Кабош почувствовал, как напряглась Катрин, почувствовал, что сейчас она закричит, и, зажав ей рот свободной рукой, наклонившись к Гийому, прошептал:
– Кончи быстро и чистенько… Из-за девчонки…
Гийом согласно кивнул и наклонился к Мишелю. Кабош милосердно прикрыл уже не рот, а глаза Катрин. Девочка только услышала приглушенный хрип, а потом какое-то странное бульканье. Угрем вывернулась она из рук Кабоша и упала на колени. Глаза у нее расширились, она сама зажала себе рот, чтобы не закричать.
Перед ней, в луже крови, что пропитывала ее платье, лежало обезглавленное, но еще трепещущее тело Мишеля, и из шеи его, унося с собой жизнь, лилась кровь. Чуть поодаль лучник в стеганом зеленом колете бургиньонов старательно насаживал голову на копье.
Жизнь покидала Катрин. У нее похолодели руки, ноги. Из груди полился отчаянный безудержный плач – плач невыносимой боли.
– Зажми ей рот! – крикнул Легуа Кабошу. – Воет, как собака на кладбище!
Кабош наклонился, чтобы поднять Катрин. Он поднял ее, будто что-то неживое, будто вещь, она окаменела, застыла, руки и ноги у нее не разгибались, взгляд остановился, губы свело, но из груди все текло и текло нечеловеческое рыдание. Вожак мясников попытался зажать ей рот. Она взглянула на него безжизненными, никого не узнающими глазами. Крик оборвался, сменившись жалким щенячьим повизгиванием. Искаженное лицо девочки посерело, словно камень. Кабош держал ее, а она билась в конвульсиях. Нестерпимая боль, словно от сотен ножей, вонзалась в ее тело. Багровый туман плыл перед глазами, от гула в ушах лопалась голова.
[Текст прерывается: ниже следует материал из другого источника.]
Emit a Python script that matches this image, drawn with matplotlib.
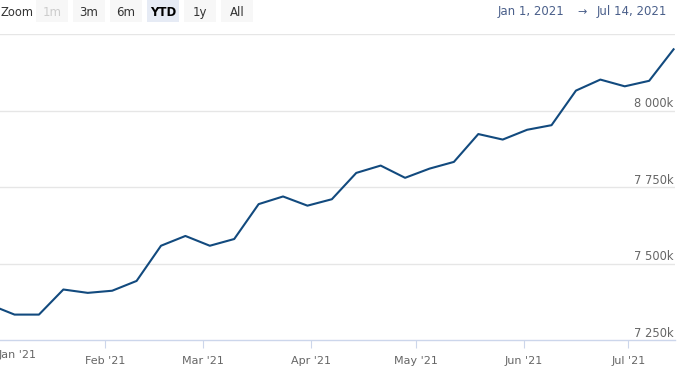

Страшная боль в затылке выжала из нее слабый стон, и ее тело обмякло в руках Кабоша.
– Лоиза! Лоиза! – донесся до нее, словно из-под земли, голос Кабоша.
Перед ней раскрылась черная бездна, и она стала падать в нее…
Барнабе-Ракушечник
Дни сменялись ночами, ночи днями, но для Катрин не наступало ни рассвета, ни сумерек, ни ночной тьмы. Она блуждала между жизнью и смертью, ее воспаленный мозг не находил тропинки к миру живых. Ей не было больно, но душа ее, разлучившись с телом, вела во мраке бездны изнуряющую борьбу с призраками, порожденными страхом, ужасом и отчаянием. Перед глазами все стояла жуткая кончина Мишеля, и кривляющиеся палачи все плясали фантастическую сарабанду. И если вдруг мирный свет озарял ее страждущую душу, тут же являлись отвратительные хохочущие хари, и девочка в ужасе принималась прогонять их.
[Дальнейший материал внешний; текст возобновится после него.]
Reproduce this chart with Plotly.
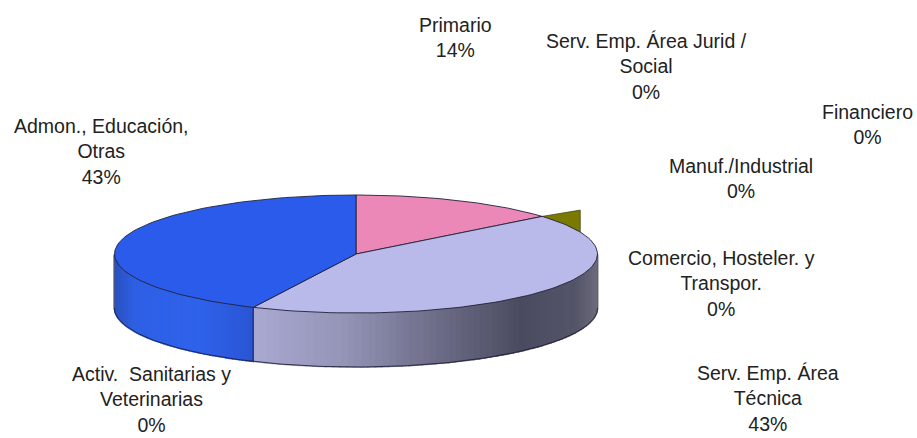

Иногда ей чудилось, что кто-то плачет, там, впереди, в темном, бесконечно длинном туннеле, в конце которого брезжил свет. Она шла к свету. А туннель все удлинялся и удлинялся, а она все шла и шла…
Но настал наконец вечер, когда туман рассеялся, вещи сделались просто вещами и оказались расставленными по местам. Катрин распрощалась с царством теней. Но то, что она увидела, показалось ей продолжением ее болезненных видений. Комната, где она очнулась, была низкой и темной. Два приземистых каменных столба поддерживали низкий нависающий свод. В грубо сложенном из серых нетесаных камней очаге горел огонь, слабо освещая сгустившуюся в комнате темноту. Над огнем висел на крюке закопченный котелок, в нем что-то кипело и вкусно пахло овощами. У очага на старом трехногом табурете сидел худой человек и помешивал в котелке деревянной ложкой. Человек этот был Барнабе-Ракушечник.